----- Dataset extract

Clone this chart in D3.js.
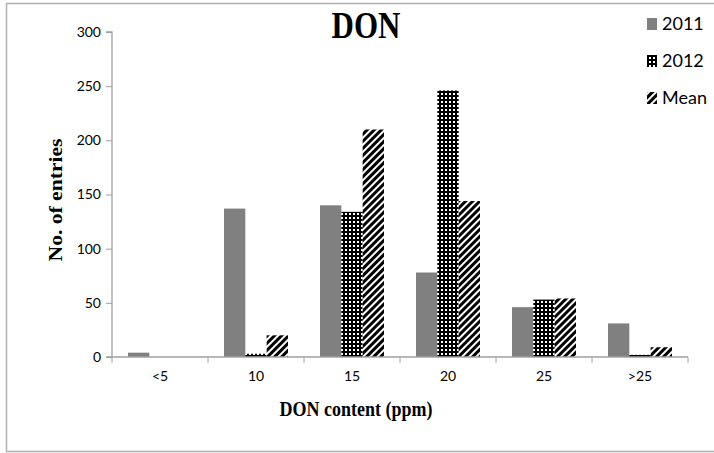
<!DOCTYPE html>
<html>
<head>
<meta charset="utf-8">
<script src="https://cdn.jsdelivr.net/npm/d3@7/dist/d3.min.js"></script>
<style>
  html, body { margin: 0; background: #fff; overflow: hidden; }
  svg { display: block; }
</style>
</head>
<body>
<div id="chart"></div>
<script>
// values
const categories = ['<5', '10', '15', '20', '25', '>25'];
const seriesNames = ['2011', '2012', 'Mean'];
const values2011 = [4, 137, 140, 78, 46, 31];
const values2012 = [0, 3, 134, 246, 53, 2];
const valuesMean = [0, 20, 210, 144, 54, 9];
const yTicks = [0, 50, 100, 150, 200, 250, 300];

const seriesValues = [values2011, values2012, valuesMean];

const width = 714, height = 453;
const margin = { top: 32, right: 26, bottom: 96, left: 112 };
const serif = '"Liberation Serif", "Times New Roman", serif';
const sans = 'Lato, "Open Sans", sans-serif';

const svg = d3.select('#chart').append('svg')
  .attr('width', width)
  .attr('height', height);

// fill patterns
const defs = svg.append('defs');
const dots = defs.append('pattern')
  .attr('id', 'pat2012')
  .attr('patternUnits', 'userSpaceOnUse')
  .attr('width', 4).attr('height', 4);
dots.append('rect').attr('width', 4).attr('height', 4).attr('fill', '#000');
dots.append('rect').attr('x', 1).attr('y', 1).attr('width', 2).attr('height', 2).attr('fill', '#fff');

const stripes = defs.append('pattern')
  .attr('id', 'patMean')
  .attr('patternUnits', 'userSpaceOnUse')
  .attr('width', 5).attr('height', 5)
  .attr('patternTransform', 'rotate(45)');
stripes.append('rect').attr('width', 5).attr('height', 5).attr('fill', '#fff');
stripes.append('rect').attr('width', 3).attr('height', 5).attr('fill', '#000');

const fills = ['#808080', 'url(#pat2012)', 'url(#patMean)'];

// chart frame (right edge is off the picture)
svg.append('path')
  .attr('d', 'M730,3.5H6.5V451.5H730')
  .attr('fill', 'none')
  .attr('stroke', '#b0b0b0')
  .attr('stroke-width', 1.5);

const x0 = d3.scaleBand()
  .domain(categories)
  .range([margin.left, width - margin.right])
  .paddingInner(0)
  .paddingOuter(0);

const barW = x0.bandwidth() / 4.5;
const x1 = d3.scaleBand()
  .domain(seriesNames)
  .range([barW * 0.75, x0.bandwidth() - barW * 0.75]);

const y = d3.scaleLinear()
  .domain([0, 300])
  .range([height - margin.bottom, margin.top]);

const g = svg.append('g');

seriesNames.forEach((name, si) => {
  g.selectAll('.bar-' + si)
    .data(seriesValues[si])
    .enter()
    .append('rect')
    .attr('x', (d, i) => x0(categories[i]) + x1(name))
    .attr('y', d => y(d))
    .attr('width', x1.bandwidth())
    .attr('height', d => y(0) - y(d))
    .attr('fill', fills[si]);
});

// axes
const yAxis = svg.append('g')
  .attr('transform', `translate(${margin.left},0)`)
  .call(d3.axisLeft(y).tickValues(yTicks).tickSize(6).tickPadding(5));

const xAxis = svg.append('g')
  .attr('transform', `translate(0,${y(0)})`)
  .call(d3.axisBottom(x0).tickSize(0).tickPadding(14));

xAxis.selectAll('.tick-mark')
  .data(d3.range(categories.length + 1))
  .enter()
  .append('line')
  .attr('x1', i => margin.left + i * x0.bandwidth())
  .attr('x2', i => margin.left + i * x0.bandwidth())
  .attr('y1', 0).attr('y2', 6)
  .attr('stroke', '#a0a0a0');

[yAxis, xAxis].forEach(ax => {
  ax.select('.domain').attr('stroke', '#a0a0a0').attr('stroke-width', 1.3);
  ax.selectAll('.tick line').attr('stroke', '#a0a0a0');
  ax.selectAll('text')
    .attr('font-family', sans)
    .attr('font-size', 14)
    .attr('fill', '#000');
});
yAxis.select('.domain').attr('d', `M-6,${margin.top}H0V${y(0)}`);
xAxis.select('.domain').attr('d', `M${margin.left - 6},0H${width - margin.right}`);

// titles (the reference is stretched vertically a little)
svg.append('text')
  .attr('transform', 'translate(366,38) scale(1,1.25)')
  .attr('text-anchor', 'middle')
  .attr('font-family', serif)
  .attr('font-weight', 'bold')
  .attr('font-size', 31)
  .text('DON');

svg.append('text')
  .attr('transform', 'translate(356,416) scale(1,1.2)')
  .attr('text-anchor', 'middle')
  .attr('font-family', serif)
  .attr('font-weight', 'bold')
  .attr('font-size', 18)
  .text('DON content (ppm)');

svg.append('text')
  .attr('transform', 'translate(62,200) scale(1,1.2) rotate(-90)')
  .attr('text-anchor', 'middle')
  .attr('font-family', serif)
  .attr('font-weight', 'bold')
  .attr('font-size', 18)
  .text('No. of entries');

// legend
const legend = svg.append('g');
seriesNames.forEach((name, si) => {
  const ly = 24 + si * 37;
  legend.append('rect')
    .attr('x', 647).attr('y', ly - 6)
    .attr('width', 10).attr('height', 12)
    .attr('fill', fills[si]);
  legend.append('text')
    .attr('x', 662).attr('y', ly + 6)
    .attr('font-family', sans)
    .attr('font-size', 18)
    .text(name);
});
</script>
</body>
</html>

----------

**Set task:** Return the material line for line, from its beginning to the line that contains "2).attr('height', 2).attr('fill', '#fff');", with the pictures left out.

**Output of the exercise:**
Clone this chart in D3.js.
<!DOCTYPE html>
<html>
<head>
<meta charset="utf-8">
<script src="https://cdn.jsdelivr.net/npm/d3@7/dist/d3.min.js"></script>
<style>
  html, body { margin: 0; background: #fff; overflow: hidden; }
  svg { display: block; }
</style>
</head>
<body>
<div id="chart"></div>
<script>
// values
const categories = ['<5', '10', '15', '20', '25', '>25'];
const seriesNames = ['2011', '2012', 'Mean'];
const values2011 = [4, 137, 140, 78, 46, 31];
const values2012 = [0, 3, 134, 246, 53, 2];
const valuesMean = [0, 20, 210, 144, 54, 9];
const yTicks = [0, 50, 100, 150, 200, 250, 300];

const seriesValues = [values2011, values2012, valuesMean];

const width = 714, height = 453;
const margin = { top: 32, right: 26, bottom: 96, left: 112 };
const serif = '"Liberation Serif", "Times New Roman", serif';
const sans = 'Lato, "Open Sans", sans-serif';

const svg = d3.select('#chart').append('svg')
  .attr('width', width)
  .attr('height', height);

// fill patterns
const defs = svg.append('defs');
const dots = defs.append('pattern')
  .attr('id', 'pat2012')
  .attr('patternUnits', 'userSpaceOnUse')
  .attr('width', 4).attr('height', 4);
dots.append('rect').attr('width', 4).attr('height', 4).attr('fill', '#000');
dots.append('rect').attr('x', 1).attr('y', 1).attr('width', 2).attr('height', 2).attr('fill', '#fff');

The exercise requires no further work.